Fazer tal tipo de conexão permanentemente, e não apenas em
surtos, é o principal desafio dos
programas sociais brasileiros, nos
quais é sabido que tão ou mais
grave do que a falta de dinheiro é
a má gestão. Espera-se para a
próxima semana, por exemplo, a
divulgação de um cadastro único,
a ser anunciado pelo presidente
Lula, que permitirá a articulação
de todos os programas de renda
mínima -da bolsa-escola, passando pelo Fome Zero, até o agente jovem.
A busca de eficiência na gestão
torna-se especialmente urgente
quando a sensação de estabilidade política parece estar ameaçada, fato que se acentuou na semana passada com a desenvoltura
dos sem-teto e dos sem-terra -e
isso sem contar os efeitos do crescente número dos sem-emprego.

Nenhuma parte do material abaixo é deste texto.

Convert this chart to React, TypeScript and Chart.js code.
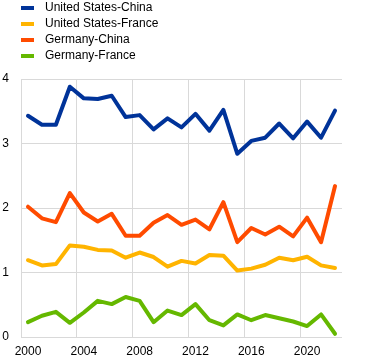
import React, { useEffect, useRef } from 'react';
import { Chart, registerables } from 'chart.js';

Chart.register(...registerables);

const years = ['2000','2001','2002','2003','2004','2005','2006','2007','2008','2009','2010','2011','2012','2013','2014','2015','2016','2017','2018','2019','2020','2021','2022'];
const shownYears = ['2000','2004','2008','2012','2016','2020'];
const yTicks = [0, 1, 2, 3, 4];

const usChina = [3.43,3.29,3.29,3.88,3.70,3.69,3.74,3.41,3.44,3.22,3.39,3.25,3.46,3.20,3.52,2.84,3.04,3.09,3.31,3.08,3.34,3.09,3.51];
const usFrance = [1.19,1.11,1.13,1.42,1.40,1.35,1.34,1.23,1.31,1.24,1.09,1.18,1.14,1.27,1.26,1.03,1.06,1.12,1.23,1.19,1.245,1.11,1.07];
const deChina = [2.02,1.84,1.78,2.23,1.93,1.79,1.91,1.57,1.57,1.77,1.89,1.74,1.82,1.67,2.09,1.47,1.69,1.59,1.71,1.56,1.85,1.47,2.34];
const deFrance = [0.23,0.33,0.39,0.22,0.38,0.56,0.51,0.62,0.56,0.23,0.41,0.34,0.51,0.26,0.18,0.35,0.26,0.34,0.29,0.24,0.17,0.35,0.05];

const seriesNames = ['United States-China','United States-France','Germany-China','Germany-France'];
const seriesColors = ['#003399','#FFB400','#FF4B00','#65B800'];

const FONT = 'Arial, "Liberation Sans", sans-serif';
const GRID = '#d9d9d9';

const legendPlugin = {
  id: 'customLegend',
  afterDraw(chart: any) {
    const ctx = chart.ctx;
    ctx.save();
    chart.data.datasets.forEach((ds: any, i: number) => {
      const y = 8 + i * 16;
      ctx.fillStyle = ds.borderColor;
      ctx.fillRect(21, y - 2, 13, 4);
      ctx.fillStyle = '#000';
      ctx.font = '12px ' + FONT;
      ctx.textBaseline = 'middle';
      ctx.textAlign = 'left';
      ctx.fillText(ds.label, 45, y);
    });
    ctx.restore();
  },
};

export default function App() {
  const ref = useRef<HTMLCanvasElement | null>(null);

  useEffect(() => {
    if (!ref.current) return;
    Chart.defaults.font.family = FONT;
    Chart.defaults.font.size = 12;
    Chart.defaults.color = '#000';
    const allSeries = [usChina, usFrance, deChina, deFrance];
    const chart = new Chart(ref.current, {
      type: 'line',
      data: {
        labels: years,
        datasets: allSeries.map((d, i) => ({
          label: seriesNames[i],
          data: d,
          borderColor: seriesColors[i],
          backgroundColor: seriesColors[i],
          borderWidth: 4,
          borderCapStyle: 'round',
          borderJoinStyle: 'round',
          pointRadius: 0,
          tension: 0,
          fill: false,
        })),
      },
      options: {
        animation: false,
        responsive: true,
        maintainAspectRatio: false,
        layout: { padding: { top: 79, right: 28, left: 0, bottom: 0 } },
        plugins: {
          legend: { display: false },
          tooltip: { enabled: false },
        },
        scales: {
          x: {
            type: 'category',
            offset: true,
            border: { display: false },
            grid: {
              offset: true,
              drawTicks: false,
              color: (c: any) => (c.index % 4 === 0 ? GRID : 'rgba(0,0,0,0)'),
            },
            ticks: {
              autoSkip: false,
              maxRotation: 0,
              padding: 7,
              font: { size: 12 },
              color: '#000',
              callback: function (this: any, value: any) {
                const lab = years[value as number];
                return shownYears.includes(lab) ? lab : '';
              },
            },
            afterFit: (s: any) => { s.height = 26; },
          },
          y: {
            min: yTicks[0],
            max: yTicks[yTicks.length - 1],
            border: { display: false },
            grid: { color: GRID, drawTicks: false },
            ticks: { stepSize: 1, padding: 12, font: { size: 12 }, color: '#000' },
            afterFit: (s: any) => { s.width = 21; },
          },
        },
      },
      plugins: [legendPlugin],
    });
    return () => chart.destroy();
  }, []);

  return (
    <div style={{ position: 'fixed', left: 0, top: 0, width: 370, height: 363, background: '#fff' }}>
      <canvas ref={ref} />
    </div>
  );
}
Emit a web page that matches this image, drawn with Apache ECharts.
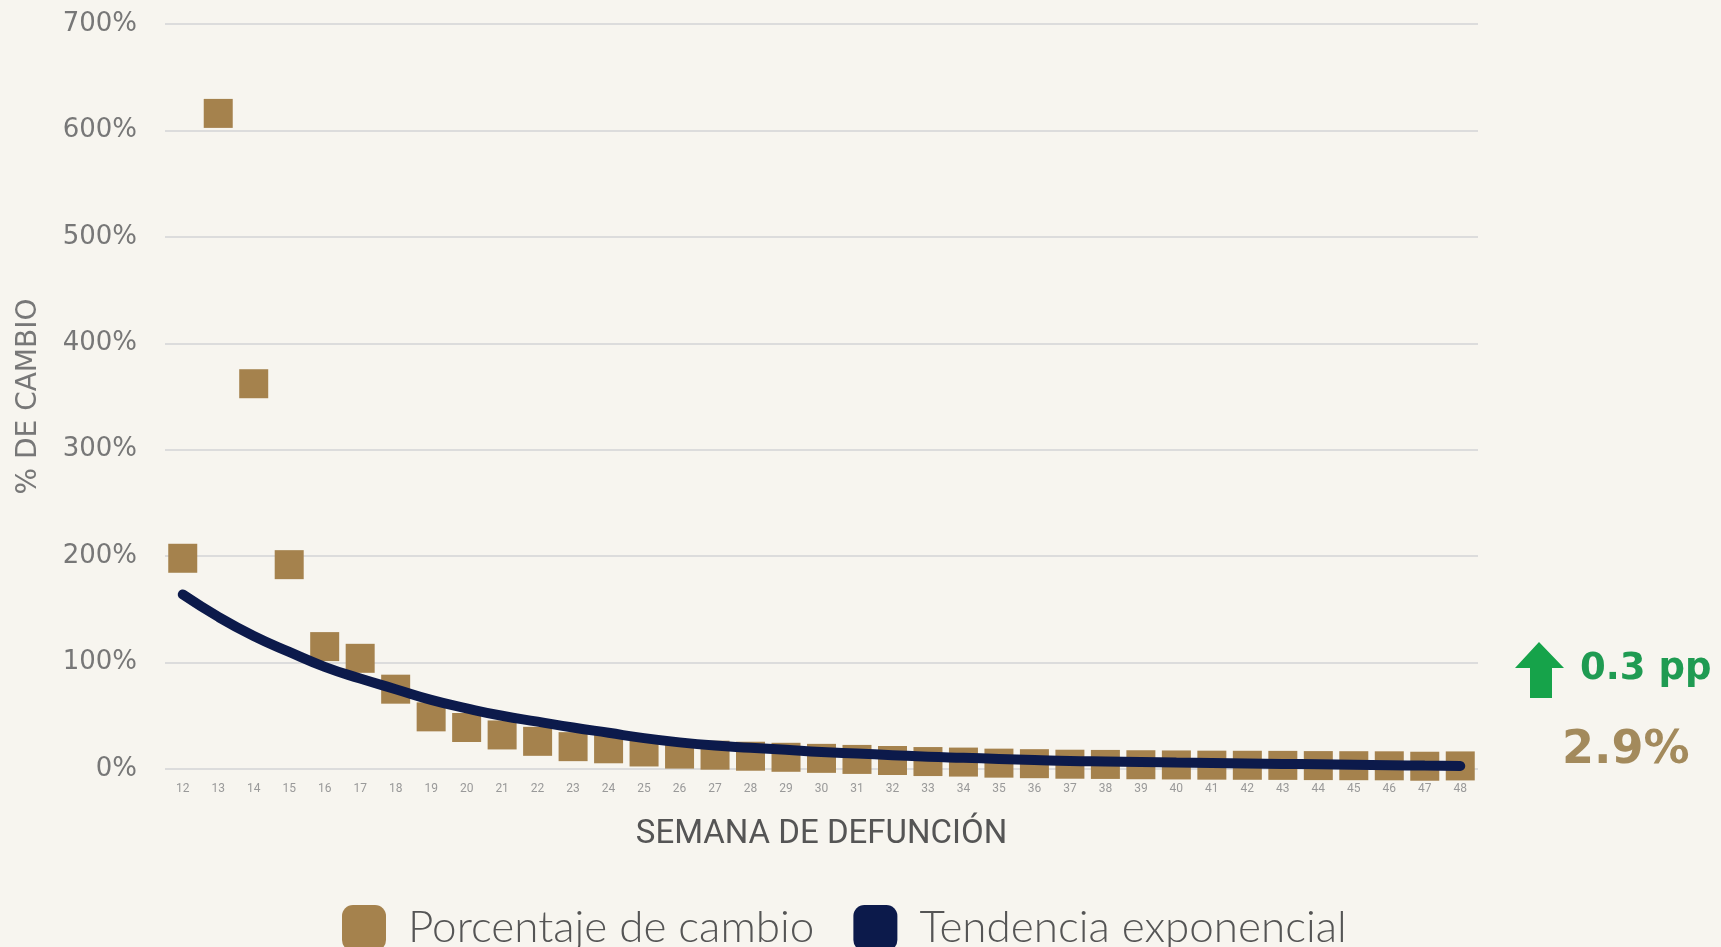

Como o documentarista Sérgio,
o governador Geraldo Alckmin
também está mudando de ares. A
partir de setembro, ele não estará
despachando apenas no asséptico
bairro do Morumbi: terá seu gabinete no centro, quase vizinho
da futura sede da prefeitura. Todas as principais repartições dos
governos estaduais e municipais
estarão, já neste ano, aglutinadas
em uma mesma área.
Nesse processo de revitalização,
disseminam-se pelas imediações
espaços culturais. Na semana
passada, foi apresentada a reforma da estação da Luz, recuperada com recursos públicos e privados, a exemplo do que aconteceu,
a poucos metros dali, com a Sala
São Paulo e com a Pinacoteca do
Estado.
Impressionado com os sem-teto,
Lula decidiu, também na semana
passada, apressar o programa de
financiamento para a compra de
imóveis nas regiões centrais, associando revitalização urbana com
garantia de moradia. O programa começa em São Paulo, seguindo para o Rio de Janeiro, Recife e
Salvador.
Por causa dessa ebulição, ao
comprar o prédio onde instalará
seu gabinete, Alckmin viu o que
Sérgio está vendo. Os aluguéis e
preços dos imóveis estão subindo
rapidamente, sinal de que recuou
o abandono e de que as ações podem estar começando a funcionar. Mas a receita do sucesso não
está menos nos gabinetes oficiais
do que nas ruas -e aí está a
chance para o desempenho das
políticas sociais.
O fato mais relevante desse laboratório é não apenas a articulação de programas públicos tão
variados mas também a engenharia comunitária. Quando
quase todos diziam que a região
já não tinha jeito, um grupo de
indivíduos decidiu reagir.
Promoveram seminários sobre
a importância de preservar o patrimônio histórico, mudaram leis,
divulgaram experiências internacionais de recuperação dos centros, pediram audiências a prefeitos e a governadores. Surgiram
dezenas das chamadas "ações locais", organizadas por comerciantes e moradores que atuaram
como zeladores de ruas, formando um batalhão de vigilantes.
Só se pode garantir a eficácia de
uma política pública -como se
vê nesse laboratório montado no
centro de São Paulo, cujos resultados, apesar de promissores, ainda são tímidos- com uma engenharia de participação comunitária. Essa é a única possibilidade
para que os vários níveis de governo consigam trabalhar em rede e evitar desperdícios.
PS - Somente essa força comunitária (e nada mais) conseguirá
evitar que os "escolões" lançados
por Marta Suplicy na semana
passada não sejam um fracasso.
Experiências de escolas públicas
especiais como os Cieps, os Ciacs
ou as escolas-parque fracassaram
porque, apesar da boa intenção
ou da sofisticação pedagógica, dependiam da veleidade dos governantes. Desconfio de usos eleitorais de obras de impacto, sou reticente quanto à formação dos professores, mas gosto da idéia de
criar escolas que se prestem a ser
laboratórios -ainda mais se instaladas na periferia. São fundamentais para inspirar a rede pública. O sucesso da iniciativa, porém, vai depender menos dos prédios do que da arquitetura pedagógica e comunitária -a engenharia, como se sabe, é a parte
mais fácil da educação. Erguer
um prédio demora um ano, mudar um professor, dez anos.